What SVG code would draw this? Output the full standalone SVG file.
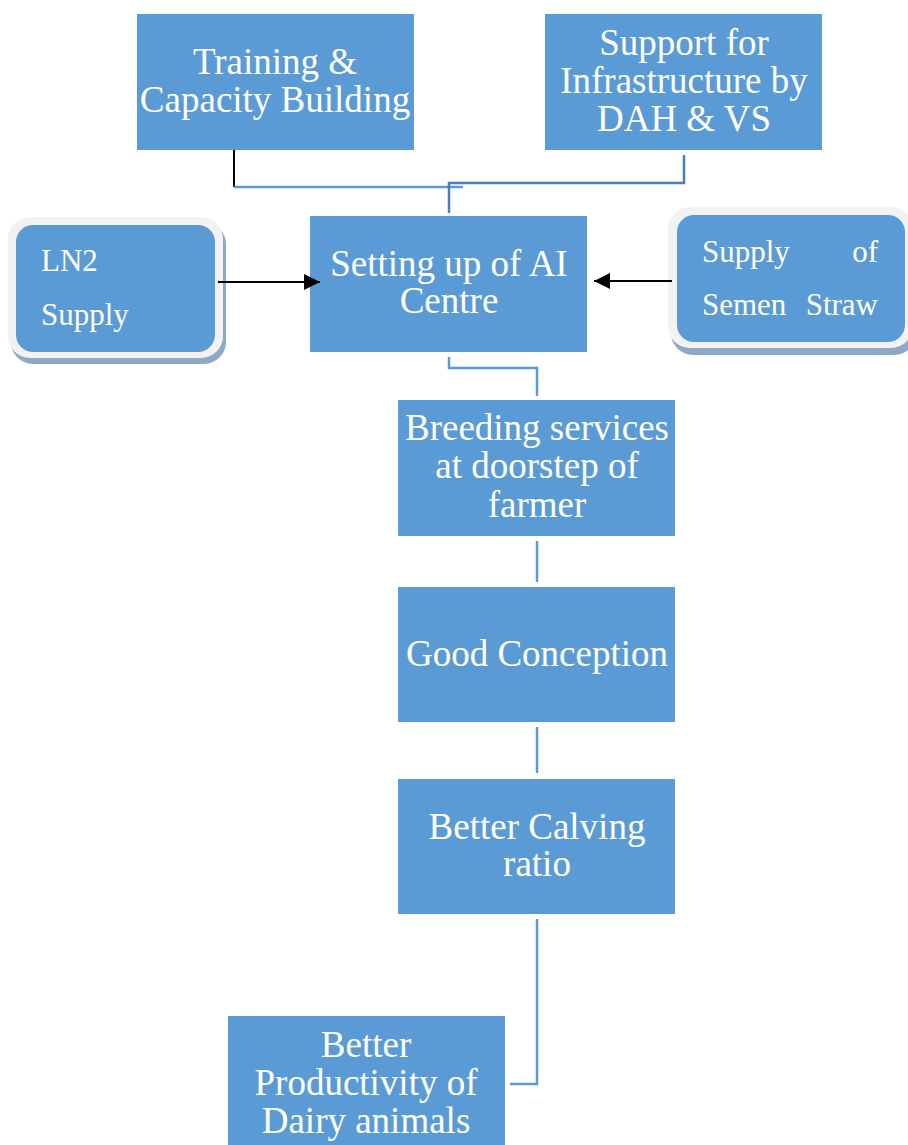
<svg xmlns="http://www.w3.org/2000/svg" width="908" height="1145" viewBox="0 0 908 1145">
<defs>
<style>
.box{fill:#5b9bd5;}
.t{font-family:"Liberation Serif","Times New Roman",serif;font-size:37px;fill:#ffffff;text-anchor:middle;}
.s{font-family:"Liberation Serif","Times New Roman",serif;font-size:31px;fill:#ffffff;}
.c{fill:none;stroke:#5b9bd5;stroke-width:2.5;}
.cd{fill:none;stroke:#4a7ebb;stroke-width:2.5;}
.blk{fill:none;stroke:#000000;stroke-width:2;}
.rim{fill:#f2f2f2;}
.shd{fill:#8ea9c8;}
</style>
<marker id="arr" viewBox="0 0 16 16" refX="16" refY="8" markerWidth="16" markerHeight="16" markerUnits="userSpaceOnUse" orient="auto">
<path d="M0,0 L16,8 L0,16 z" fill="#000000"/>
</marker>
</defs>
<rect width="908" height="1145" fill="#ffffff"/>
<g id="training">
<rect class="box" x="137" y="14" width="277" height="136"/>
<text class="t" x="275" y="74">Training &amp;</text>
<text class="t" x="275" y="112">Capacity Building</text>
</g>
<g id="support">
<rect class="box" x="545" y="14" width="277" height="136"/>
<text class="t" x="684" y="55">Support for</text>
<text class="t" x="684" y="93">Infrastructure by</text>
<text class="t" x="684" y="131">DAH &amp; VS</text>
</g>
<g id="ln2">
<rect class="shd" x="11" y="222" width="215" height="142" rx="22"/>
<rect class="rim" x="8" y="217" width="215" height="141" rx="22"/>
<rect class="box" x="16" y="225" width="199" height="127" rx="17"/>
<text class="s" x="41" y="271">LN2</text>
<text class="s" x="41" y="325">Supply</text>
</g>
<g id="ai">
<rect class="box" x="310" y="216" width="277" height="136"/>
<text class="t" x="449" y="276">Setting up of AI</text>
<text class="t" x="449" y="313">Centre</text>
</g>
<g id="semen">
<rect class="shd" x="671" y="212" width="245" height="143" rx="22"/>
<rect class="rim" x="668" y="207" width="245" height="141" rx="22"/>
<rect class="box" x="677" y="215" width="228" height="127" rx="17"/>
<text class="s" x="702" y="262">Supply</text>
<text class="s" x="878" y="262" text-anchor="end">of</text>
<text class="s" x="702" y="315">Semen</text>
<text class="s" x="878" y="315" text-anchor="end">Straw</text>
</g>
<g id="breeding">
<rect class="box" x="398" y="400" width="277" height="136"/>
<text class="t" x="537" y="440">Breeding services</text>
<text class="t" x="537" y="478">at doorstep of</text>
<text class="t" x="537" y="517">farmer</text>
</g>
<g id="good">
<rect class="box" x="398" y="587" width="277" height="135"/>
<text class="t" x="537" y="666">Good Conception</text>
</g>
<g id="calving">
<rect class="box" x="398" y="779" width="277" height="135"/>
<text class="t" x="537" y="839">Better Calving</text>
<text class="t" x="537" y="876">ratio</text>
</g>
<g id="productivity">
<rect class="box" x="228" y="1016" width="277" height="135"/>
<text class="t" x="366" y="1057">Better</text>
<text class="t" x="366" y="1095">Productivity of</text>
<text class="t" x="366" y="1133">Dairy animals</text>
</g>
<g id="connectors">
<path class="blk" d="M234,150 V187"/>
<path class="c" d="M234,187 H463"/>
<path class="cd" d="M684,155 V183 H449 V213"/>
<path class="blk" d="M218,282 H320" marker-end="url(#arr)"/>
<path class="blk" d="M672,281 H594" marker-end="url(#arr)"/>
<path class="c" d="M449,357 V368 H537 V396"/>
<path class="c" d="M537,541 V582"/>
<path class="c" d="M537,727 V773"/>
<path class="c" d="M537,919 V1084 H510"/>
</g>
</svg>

------------------------------------------------

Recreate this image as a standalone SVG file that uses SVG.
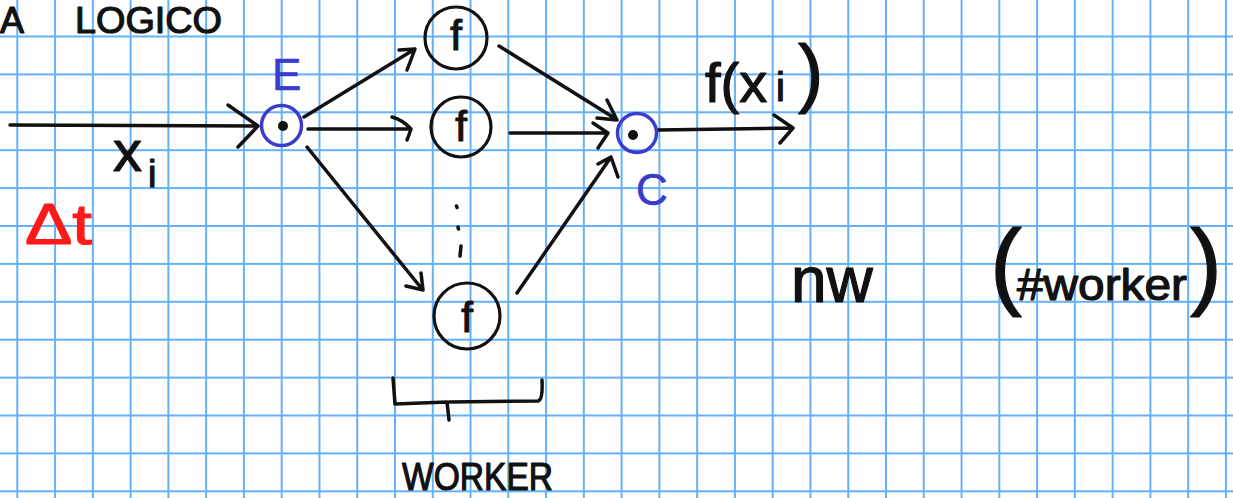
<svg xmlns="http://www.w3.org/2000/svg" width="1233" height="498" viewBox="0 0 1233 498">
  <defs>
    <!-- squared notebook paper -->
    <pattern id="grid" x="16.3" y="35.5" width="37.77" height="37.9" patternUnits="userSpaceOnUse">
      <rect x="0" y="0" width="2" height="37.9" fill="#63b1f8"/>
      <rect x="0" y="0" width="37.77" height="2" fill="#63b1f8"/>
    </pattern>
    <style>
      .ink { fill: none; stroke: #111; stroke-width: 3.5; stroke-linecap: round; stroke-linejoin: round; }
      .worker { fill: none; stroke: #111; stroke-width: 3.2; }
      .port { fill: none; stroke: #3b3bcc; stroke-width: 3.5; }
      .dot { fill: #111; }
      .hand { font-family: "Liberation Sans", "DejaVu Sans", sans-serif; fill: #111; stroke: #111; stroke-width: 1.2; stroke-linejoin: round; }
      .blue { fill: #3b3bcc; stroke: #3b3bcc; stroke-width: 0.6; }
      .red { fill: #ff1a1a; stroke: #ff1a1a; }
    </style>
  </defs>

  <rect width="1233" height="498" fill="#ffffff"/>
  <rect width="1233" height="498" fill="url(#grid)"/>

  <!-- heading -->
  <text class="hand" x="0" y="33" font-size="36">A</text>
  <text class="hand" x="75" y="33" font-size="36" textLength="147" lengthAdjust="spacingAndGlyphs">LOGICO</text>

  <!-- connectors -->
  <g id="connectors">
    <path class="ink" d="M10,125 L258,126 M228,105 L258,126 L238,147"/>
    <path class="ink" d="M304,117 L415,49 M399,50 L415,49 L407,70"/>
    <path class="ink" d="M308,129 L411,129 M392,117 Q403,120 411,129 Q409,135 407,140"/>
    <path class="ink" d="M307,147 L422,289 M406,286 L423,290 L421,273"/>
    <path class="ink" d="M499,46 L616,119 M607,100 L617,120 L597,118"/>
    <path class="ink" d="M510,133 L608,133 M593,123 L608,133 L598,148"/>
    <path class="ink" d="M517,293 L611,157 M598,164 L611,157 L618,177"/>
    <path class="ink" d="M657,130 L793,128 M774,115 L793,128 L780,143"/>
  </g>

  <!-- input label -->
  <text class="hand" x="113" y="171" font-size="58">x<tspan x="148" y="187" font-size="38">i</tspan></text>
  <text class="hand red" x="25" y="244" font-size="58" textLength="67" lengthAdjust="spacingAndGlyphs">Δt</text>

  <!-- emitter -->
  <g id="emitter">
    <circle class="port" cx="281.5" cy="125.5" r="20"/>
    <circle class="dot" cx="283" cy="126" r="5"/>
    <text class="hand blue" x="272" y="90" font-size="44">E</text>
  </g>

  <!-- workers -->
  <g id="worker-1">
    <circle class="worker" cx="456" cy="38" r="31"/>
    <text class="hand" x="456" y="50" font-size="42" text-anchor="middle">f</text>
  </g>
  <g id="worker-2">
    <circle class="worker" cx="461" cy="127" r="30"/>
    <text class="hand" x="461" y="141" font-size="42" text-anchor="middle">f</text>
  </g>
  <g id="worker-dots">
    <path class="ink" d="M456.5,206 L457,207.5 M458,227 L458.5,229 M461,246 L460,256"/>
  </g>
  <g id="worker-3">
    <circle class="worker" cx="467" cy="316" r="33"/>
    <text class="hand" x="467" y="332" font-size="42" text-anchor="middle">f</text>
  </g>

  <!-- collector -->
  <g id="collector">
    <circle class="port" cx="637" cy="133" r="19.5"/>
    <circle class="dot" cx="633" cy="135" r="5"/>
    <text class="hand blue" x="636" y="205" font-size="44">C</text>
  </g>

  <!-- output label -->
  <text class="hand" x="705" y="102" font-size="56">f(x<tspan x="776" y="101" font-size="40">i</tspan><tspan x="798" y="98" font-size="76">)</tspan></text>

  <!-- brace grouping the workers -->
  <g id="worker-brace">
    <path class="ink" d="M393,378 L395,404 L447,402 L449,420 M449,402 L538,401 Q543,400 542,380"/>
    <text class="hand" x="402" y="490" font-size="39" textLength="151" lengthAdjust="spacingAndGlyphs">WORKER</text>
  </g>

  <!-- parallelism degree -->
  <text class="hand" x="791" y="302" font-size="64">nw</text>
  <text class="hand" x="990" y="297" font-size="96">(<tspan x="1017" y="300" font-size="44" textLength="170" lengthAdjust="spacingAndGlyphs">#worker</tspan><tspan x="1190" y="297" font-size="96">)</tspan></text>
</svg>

------------------------------------------------

REQUEST: Say, as a single number and nothing more, how many lines of the entries contain the word "file".

RESULT FOR THIS TASK: 2